Saved data entries
┌──
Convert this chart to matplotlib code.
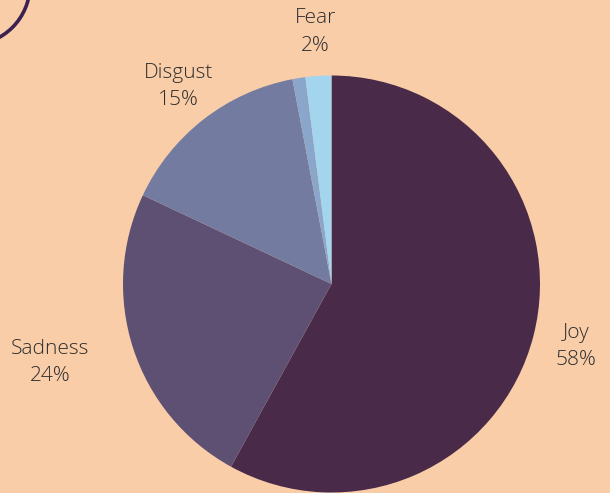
import numpy as np
import matplotlib.pyplot as plt
from matplotlib.patches import Ellipse

EMOTIONS = ["Joy", "Sadness", "Disgust", "", "Fear"]
SHARES = [58, 24, 15, 1, 2]
COLORS = ["#4a2a49", "#5e5072", "#737ba1", "#8aa6cb", "#a4d5ef"]
# label placement: distance in pie radii and horizontal anchor
LABEL_DIST = [1.21, 1.22, 1.20, None, 1.21]
LABEL_HA = ["center", "right", "center", None, "center"]

BG = "#f9cda8"
W, H = 610, 493
CX, CY, R = 331.5, H - 284, 208.5

plt.rcParams["font.family"] = ["Open Sans", "DejaVu Sans"]

fig = plt.figure(figsize=(W / 100, H / 100), dpi=100, facecolor=BG)
ax = fig.add_axes([0, 0, 1, 1])
ax.set_facecolor(BG)

wedges, _ = ax.pie(
    SHARES,
    colors=COLORS,
    startangle=90,
    counterclock=False,
    center=(CX, CY),
    radius=R,
    wedgeprops=dict(linewidth=0),
)

for w, name, share, dist, ha in zip(wedges, EMOTIONS, SHARES, LABEL_DIST, LABEL_HA):
    if not name:
        continue
    mid = np.deg2rad((w.theta1 + w.theta2) / 2)
    x = CX + dist * R * np.cos(mid)
    y = CY + dist * R * np.sin(mid)
    ax.text(x, y, f"{name}\n{share}%", ha=ha, va="center", multialignment="center",
            fontsize=15, fontweight="light", color="#2e2e2e",
            linespacing=1.5)

# corner of the framed panel peeking in at the top left
ax.add_patch(Ellipse((-30, H + 15), 120, 120, fill=False,
                     edgecolor="#3b2150", linewidth=2.6, clip_on=True))

ax.set_xlim(0, W)
ax.set_ylim(0, H)
ax.set_aspect("equal")
ax.axis("off")

fig.savefig("out.png", dpi=100, facecolor=BG)
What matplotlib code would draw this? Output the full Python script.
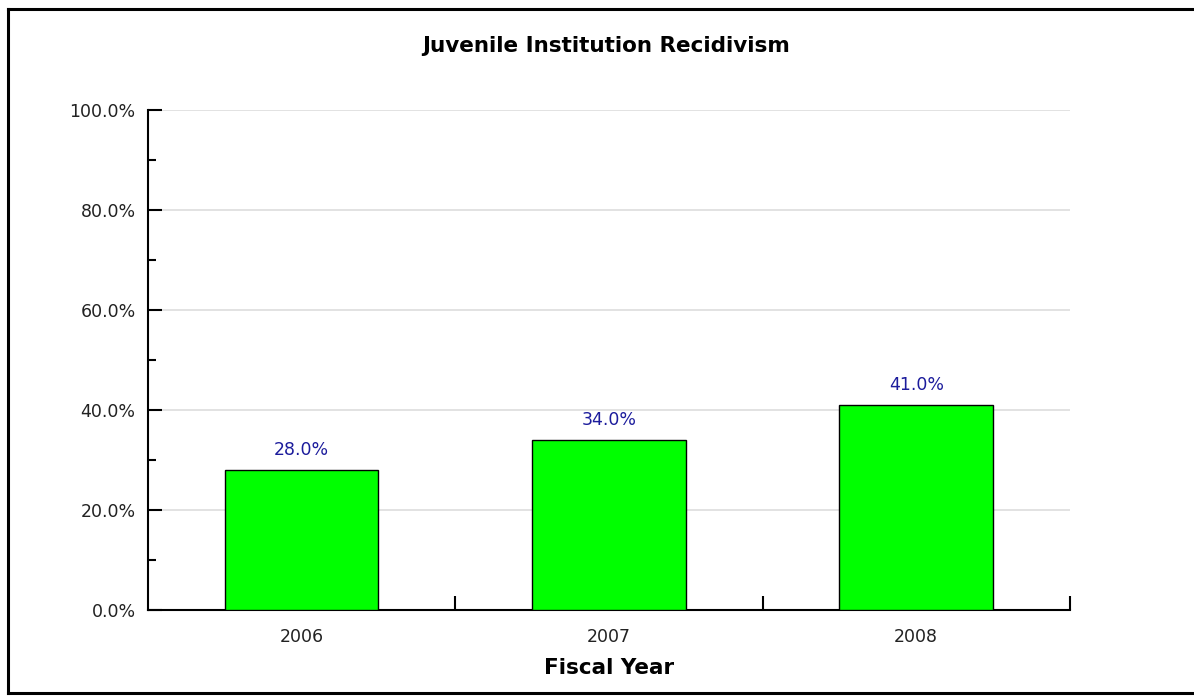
import numpy as np
import matplotlib
matplotlib.use("Agg")
import matplotlib.pyplot as plt
from matplotlib.ticker import MultipleLocator, FixedLocator, PercentFormatter
from matplotlib.lines import Line2D

plt.rcParams["font.family"] = ["DejaVu Sans"]

years = ["2006", "2007", "2008"]
recidivism = [28.0, 34.0, 41.0]

BAR_COLOR = "#00FF00"
LABEL_COLOR = "#1C1C9C"


def main():
    fig = plt.figure(figsize=(11.94, 7.0), dpi=100)
    ax = fig.add_axes([0.124, 0.129, 0.772, 0.714])

    x = np.arange(len(years))
    ax.bar(x, recidivism, width=0.5, color=BAR_COLOR, edgecolor="black",
           linewidth=1.0, zorder=3)

    for xi, v in zip(x, recidivism):
        ax.annotate(f"{v:.1f}%", (xi, v), xytext=(0, 8), textcoords="offset points",
                    ha="center", va="bottom", color=LABEL_COLOR, fontsize=12.5)

    ax.set_xlim(-0.5, 2.5)
    ax.set_ylim(0, 100)

    # y axis: major ticks every 20%, minor every 10%, pointing inward
    ax.yaxis.set_major_locator(MultipleLocator(20))
    ax.yaxis.set_minor_locator(MultipleLocator(10))
    ax.yaxis.set_major_formatter(PercentFormatter(decimals=1))
    ax.tick_params(axis="y", which="major", direction="in", length=10, width=1.5,
                   labelsize=12.5, pad=9, labelcolor="#222222")
    ax.tick_params(axis="y", which="minor", direction="in", length=6, width=1.5)

    # x axis: labels centred on bars, tick marks at category boundaries
    ax.set_xticks(x)
    ax.set_xticklabels(years)
    ax.xaxis.set_minor_locator(FixedLocator([0.5, 1.5, 2.5]))
    ax.tick_params(axis="x", which="major", length=0, labelsize=12.5, pad=13,
                   labelcolor="#222222")
    ax.tick_params(axis="x", which="minor", direction="in", length=10, width=1.5)

    ax.grid(axis="y", which="major", color="#DDDDDD", linewidth=1.2, zorder=0)
    ax.set_axisbelow(True)

    for side in ("top", "right"):
        ax.spines[side].set_visible(False)
    for side in ("left", "bottom"):
        ax.spines[side].set_linewidth(1.5)

    ax.set_xlabel("Fiscal Year", fontsize=15.5, fontweight="bold", labelpad=9)
    fig.text(0.508, 0.935, "Juvenile Institution Recidivism", ha="center",
             va="center", fontsize=15.5, fontweight="bold")

    # frame around the figure (top, left, bottom)
    frame = dict(color="black", linewidth=2.2, transform=fig.transFigure)
    fig.add_artist(Line2D([0.007, 1.0], [0.987, 0.987], **frame))
    fig.add_artist(Line2D([0.007, 0.007], [0.01, 0.987], **frame))
    fig.add_artist(Line2D([0.007, 1.0], [0.01, 0.01], **frame))

    fig.savefig("out.png", dpi=100, facecolor="white")


if __name__ == "__main__":
    main()
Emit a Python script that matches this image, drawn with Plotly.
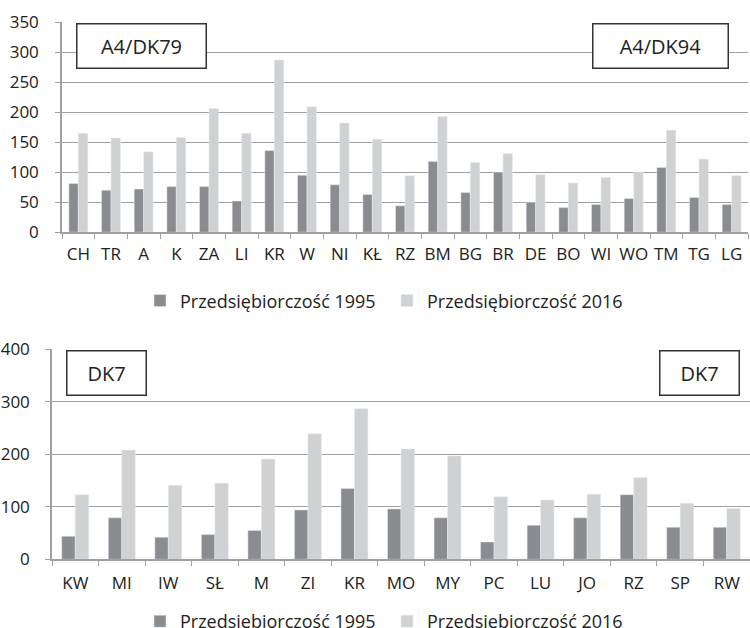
└──
**Short exercise**. Make a word-for-word copy of the entries, without any pictures.

**Reply to the exercise**.
Convert this chart to matplotlib code.
import numpy as np
import matplotlib.pyplot as plt
from matplotlib.patches import Ellipse

EMOTIONS = ["Joy", "Sadness", "Disgust", "", "Fear"]
SHARES = [58, 24, 15, 1, 2]
COLORS = ["#4a2a49", "#5e5072", "#737ba1", "#8aa6cb", "#a4d5ef"]
# label placement: distance in pie radii and horizontal anchor
LABEL_DIST = [1.21, 1.22, 1.20, None, 1.21]
LABEL_HA = ["center", "right", "center", None, "center"]

BG = "#f9cda8"
W, H = 610, 493
CX, CY, R = 331.5, H - 284, 208.5

plt.rcParams["font.family"] = ["Open Sans", "DejaVu Sans"]

fig = plt.figure(figsize=(W / 100, H / 100), dpi=100, facecolor=BG)
ax = fig.add_axes([0, 0, 1, 1])
ax.set_facecolor(BG)

wedges, _ = ax.pie(
    SHARES,
    colors=COLORS,
    startangle=90,
    counterclock=False,
    center=(CX, CY),
    radius=R,
    wedgeprops=dict(linewidth=0),
)

for w, name, share, dist, ha in zip(wedges, EMOTIONS, SHARES, LABEL_DIST, LABEL_HA):
    if not name:
        continue
    mid = np.deg2rad((w.theta1 + w.theta2) / 2)
    x = CX + dist * R * np.cos(mid)
    y = CY + dist * R * np.sin(mid)
    ax.text(x, y, f"{name}\n{share}%", ha=ha, va="center", multialignment="center",
            fontsize=15, fontweight="light", color="#2e2e2e",
            linespacing=1.5)

# corner of the framed panel peeking in at the top left
ax.add_patch(Ellipse((-30, H + 15), 120, 120, fill=False,
                     edgecolor="#3b2150", linewidth=2.6, clip_on=True))

ax.set_xlim(0, W)
ax.set_ylim(0, H)
ax.set_aspect("equal")
ax.axis("off")

fig.savefig("out.png", dpi=100, facecolor=BG)
What matplotlib code would draw this? Output the full Python script.
import numpy as np
import matplotlib
matplotlib.use("Agg")
import matplotlib.pyplot as plt
from matplotlib.ticker import MultipleLocator, FixedLocator, PercentFormatter
from matplotlib.lines import Line2D

plt.rcParams["font.family"] = ["DejaVu Sans"]

years = ["2006", "2007", "2008"]
recidivism = [28.0, 34.0, 41.0]

BAR_COLOR = "#00FF00"
LABEL_COLOR = "#1C1C9C"


def main():
    fig = plt.figure(figsize=(11.94, 7.0), dpi=100)
    ax = fig.add_axes([0.124, 0.129, 0.772, 0.714])

    x = np.arange(len(years))
    ax.bar(x, recidivism, width=0.5, color=BAR_COLOR, edgecolor="black",
           linewidth=1.0, zorder=3)

    for xi, v in zip(x, recidivism):
        ax.annotate(f"{v:.1f}%", (xi, v), xytext=(0, 8), textcoords="offset points",
                    ha="center", va="bottom", color=LABEL_COLOR, fontsize=12.5)

    ax.set_xlim(-0.5, 2.5)
    ax.set_ylim(0, 100)

    # y axis: major ticks every 20%, minor every 10%, pointing inward
    ax.yaxis.set_major_locator(MultipleLocator(20))
    ax.yaxis.set_minor_locator(MultipleLocator(10))
    ax.yaxis.set_major_formatter(PercentFormatter(decimals=1))
    ax.tick_params(axis="y", which="major", direction="in", length=10, width=1.5,
                   labelsize=12.5, pad=9, labelcolor="#222222")
    ax.tick_params(axis="y", which="minor", direction="in", length=6, width=1.5)

    # x axis: labels centred on bars, tick marks at category boundaries
    ax.set_xticks(x)
    ax.set_xticklabels(years)
    ax.xaxis.set_minor_locator(FixedLocator([0.5, 1.5, 2.5]))
    ax.tick_params(axis="x", which="major", length=0, labelsize=12.5, pad=13,
                   labelcolor="#222222")
    ax.tick_params(axis="x", which="minor", direction="in", length=10, width=1.5)

    ax.grid(axis="y", which="major", color="#DDDDDD", linewidth=1.2, zorder=0)
    ax.set_axisbelow(True)

    for side in ("top", "right"):
        ax.spines[side].set_visible(False)
    for side in ("left", "bottom"):
        ax.spines[side].set_linewidth(1.5)

    ax.set_xlabel("Fiscal Year", fontsize=15.5, fontweight="bold", labelpad=9)
    fig.text(0.508, 0.935, "Juvenile Institution Recidivism", ha="center",
             va="center", fontsize=15.5, fontweight="bold")

    # frame around the figure (top, left, bottom)
    frame = dict(color="black", linewidth=2.2, transform=fig.transFigure)
    fig.add_artist(Line2D([0.007, 1.0], [0.987, 0.987], **frame))
    fig.add_artist(Line2D([0.007, 0.007], [0.01, 0.987], **frame))
    fig.add_artist(Line2D([0.007, 1.0], [0.01, 0.01], **frame))

    fig.savefig("out.png", dpi=100, facecolor="white")


if __name__ == "__main__":
    main()
Emit a Python script that matches this image, drawn with Plotly.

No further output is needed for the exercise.